Others highlighted a growing middle class, a high savings rate, commodities wealth and room for increased consumer spending as factors favoring emerging market exposure in 2010. 

Economies with low levels of consumption as a percentage of gross domestic product such as Brazil and China "are economies that can grow and grow and grow," said Bill Gross, co-chief investment officer at Pacific Investment Management Co., the world''s biggest bond fund.

In Brazil, "less than 20 percent of the population uses the financial service system," said Diane Garnick, investment strategist at Invesco. "They don't even have a bank account, so that in my mind creates a scenario where they are going to grow a lot faster."  

Gift that keeps giving                           

Such enthusiasm is hardly new. In the darkest days of the financial crisis in 2008, investors dumped all emerging market assets and currencies with abandon and sought safety in short-dated U.S. Treasuries and cash.

But since March, emerging assets have been in high demand as investors began betting that the biggest emerging economies would lead a global recovery.

Brazil's benchmark stock index, the Bovespa, has gained nearly 80 percent this year and still has a 12-month forward priceearnings ratio below that of the S&P 500, according to Thomson Reuters data.

According to fund tracker EPFR Global, as of mid-November, emerging market equity funds had attracted a net inflow of $60 billion in 2009, shattering 2007's record of $54.3 billion. 

Metals and oil have also had a steady run higher, which along with high interest rates helped boost currencies of commodity-rich countries such as Brazil, South Africa, Chile and others.

Of course, while high savings, low debt and mature debt markets have certainly helped burnish emerging markets' appeal, all the easy money the Federal Reserve and other developed central banks have poured into the economy hasn't hurt either.
 
"I view those flows as speculative," said veteran Wall Street economist Henry Kaufman. "You will notice that when there is a period of tightening credit conditions those emerging countries do very poorly." 

Capital controls vs Easy money                                

Tighter conditions may still be quite a ways off, though, according to most money managers at the summit. Gross said sluggish U.S. growth means the Fed likely won't hike rates from record lows near zero percent until 2011. Few expected imminent hikes in the euro zone or Japan, either.

Not all emerging markets are of equal appeal, either. Jim Rogers, who rose to fame after co-founding the Quantum Fund with George Soros nearly four decades ago, said he likes Brazil and fiscally prudent countries such as China but dislikes India because the bureaucracy is stifling. 

He also said he avoids Russia because investors can end up "broke and dead." 

Punitive taxes and other capital controls designed to slow "hot money" inflows are also a risk and are looming larger on investors radar screens after Brazil slapped a 2 percent tax on foreign equity and fixed-income purchases last month.                                            Brazil said the economy grew 1.3 percent in the third quarter this year, below a 2 percent forecast, and some economists have blamed the strong real, up about 24 percent against the dollar this year.  

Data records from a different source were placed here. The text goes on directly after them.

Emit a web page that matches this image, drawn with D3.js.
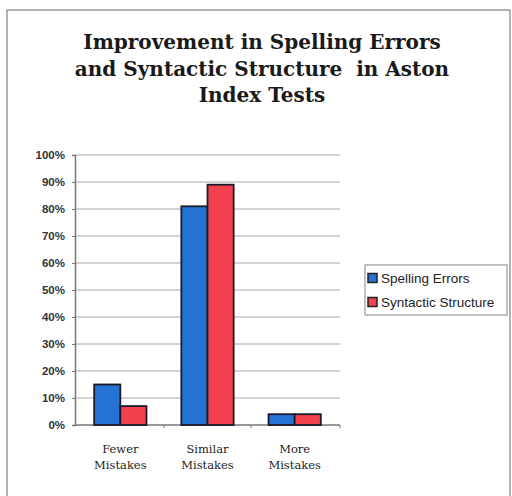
<!DOCTYPE html>
<html>
<head>
<meta charset="utf-8">
<script src="https://cdn.jsdelivr.net/npm/d3@7/dist/d3.min.js"></script>
<style>
  html, body { margin: 0; padding: 0; background: #ffffff; }
  svg { display: block; }
</style>
</head>
<body>
<script>
// Chart data
const categories = [["Fewer", "Mistakes"], ["Similar", "Mistakes"], ["More", "Mistakes"]];
const seriesNames = ["Spelling Errors", "Syntactic Structure"];
const spellingErrors = [15, 81, 4];
const syntacticStructure = [7, 89, 4];
const yTicks = [0, 10, 20, 30, 40, 50, 60, 70, 80, 90, 100];
const titleLines = ["Improvement in Spelling Errors", "and Syntactic Structure  in Aston", "Index Tests"];

const W = 512, H = 496;
const colors = ["#2673d6", "#f2404f"];

const svg = d3.select("body").append("svg").attr("width", W).attr("height", H);

// outer frame
svg.append("rect").attr("x", 7).attr("y", 10).attr("width", 503).attr("height", 500)
  .attr("fill", "none").attr("stroke", "#9a9a9a").attr("stroke-width", 1.5);

// title
svg.append("g").selectAll("text").data(titleLines).join("text")
  .attr("x", 262).attr("y", (d, i) => 49 + i * 26.5)
  .attr("text-anchor", "middle")
  .attr("font-family", "DejaVu Serif").attr("font-weight", "bold")
  .attr("font-size", 20).attr("fill", "#1a1a1a")
  .style("white-space", "pre")
  .text(d => d);

// scales
const plot = { left: 75, right: 340, top: 155, bottom: 425 };
const x0 = d3.scaleBand().domain(d3.range(categories.length))
  .range([plot.left, plot.right]).paddingInner(0.4).paddingOuter(0.22);
const x1 = d3.scaleBand().domain([0, 1]).range([0, x0.bandwidth()]);
const y = d3.scaleLinear().domain([0, 100]).range([plot.bottom, plot.top]);

// gridlines
svg.append("g").selectAll("line").data(yTicks.filter(t => t > 0)).join("line")
  .attr("x1", plot.left).attr("x2", plot.right)
  .attr("y1", d => y(d)).attr("y2", d => y(d))
  .attr("stroke", "#a8a8a8").attr("stroke-width", 1);

// y axis
const yAxis = d3.axisLeft(y).tickValues(yTicks).tickFormat(d => d + "%").tickSize(3).tickPadding(7);
const gy = svg.append("g").attr("transform", `translate(${plot.left},0)`).call(yAxis);
gy.select(".domain").attr("stroke", "#777").attr("stroke-width", 1.5);
gy.selectAll(".tick line").attr("stroke", "#777");
gy.selectAll(".tick text").attr("font-family", "Liberation Sans, Arial, sans-serif")
  .attr("font-size", 11.5).attr("font-weight", "bold").attr("fill", "#333");

// x axis baseline with category divider ticks
const gx = svg.append("g");
gx.append("line").attr("x1", plot.left).attr("x2", plot.right)
  .attr("y1", plot.bottom).attr("y2", plot.bottom)
  .attr("stroke", "#777").attr("stroke-width", 1.5);
const dividers = d3.range(1, categories.length + 1).map(i => x0(i - 1) + x0.bandwidth() + x0.step() * x0.paddingInner() / 2 + (i === categories.length ? x0.step() * (x0.paddingOuter() - x0.paddingInner() / 2) : 0));
gx.selectAll("line.div").data(dividers).join("line").attr("class", "div")
  .attr("x1", d => d).attr("x2", d => d)
  .attr("y1", plot.bottom).attr("y2", plot.bottom + 3)
  .attr("stroke", "#777");

// bars
const series = [spellingErrors, syntacticStructure];
const groups = svg.append("g").selectAll("g").data(categories).join("g")
  .attr("transform", (d, i) => `translate(${x0(i)},0)`);
groups.selectAll("rect").data((d, i) => series.map((s, k) => ({ k, v: s[i] }))).join("rect")
  .attr("x", d => x1(d.k)).attr("width", x1.bandwidth())
  .attr("y", d => y(d.v)).attr("height", d => y(0) - y(d.v))
  .attr("fill", d => colors[d.k]).attr("stroke", "#1a1a2a").attr("stroke-width", 1.8);

// category labels
const labels = svg.append("g").selectAll("text").data(categories).join("text")
  .attr("x", (d, i) => x0(i) + x0.bandwidth() / 2)
  .attr("text-anchor", "middle")
  .attr("font-family", "DejaVu Serif").attr("font-size", 11.5).attr("fill", "#222");
labels.selectAll("tspan").data(d => d).join("tspan")
  .attr("x", function () { return d3.select(this.parentNode).attr("x"); })
  .attr("y", (d, j) => 453 + j * 16)
  .text(d => d);

// legend
const lg = svg.append("g");
lg.append("rect").attr("x", 365).attr("y", 265).attr("width", 142).attr("height", 50)
  .attr("fill", "#fff").attr("stroke", "#999").attr("stroke-width", 1.2);
const items = lg.selectAll("g").data(seriesNames).join("g")
  .attr("transform", (d, i) => `translate(368,${278 + i * 24})`);
items.append("rect").attr("x", 0).attr("y", -4.5).attr("width", 9).attr("height", 9)
  .attr("fill", (d, i) => colors[i]).attr("stroke", "#222").attr("stroke-width", 1.5);
items.append("text").attr("x", 13).attr("y", 4.5)
  .attr("font-family", "Liberation Sans, Arial, sans-serif").attr("font-size", 13.5)
  .attr("fill", "#222").text(d => d);
</script>
</body>
</html>
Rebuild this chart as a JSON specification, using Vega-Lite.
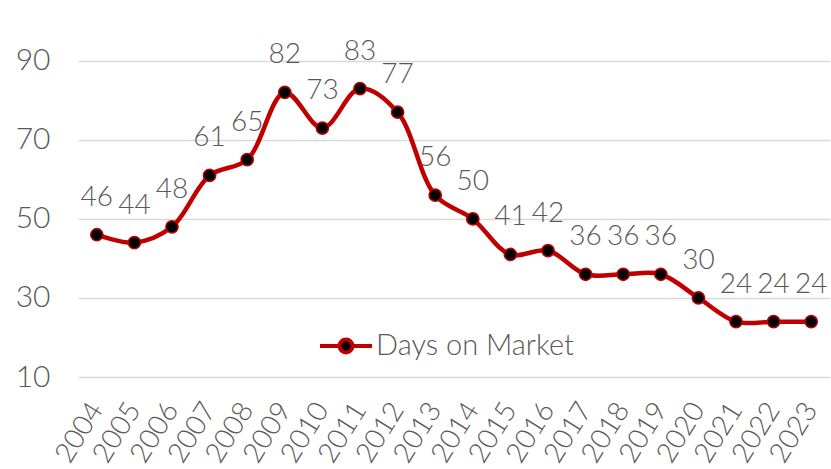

Taiwan and Korea have adopted similar measures and many emerging central banks have intervened to weaken their currencies relative to the dollar. 

A strong currency can increase the cost of exports, which many emerging economies rely on to drive growth.

"Capital controls are points of pretty significant concern," said Max Darnell, chief investment officer of First Quadrant, with $18 billion in assets under management. "Impediments to trade in these markets is very worrisome to me." 

Still, Darnell said First Quadrant plans to open a fund that invests in emerging market currencies and is particularly bullish on Brazil's real.  

Jonathan Xiong, who helps manage about $18 billion in currency assets at Mellon Capital Management, said the impact of recent capital controls should be short-lived. 

"I think a lot of these investors who are investing in emerging markets -- hopefully they realize some of the risks -- are in for the longer-term play," he said.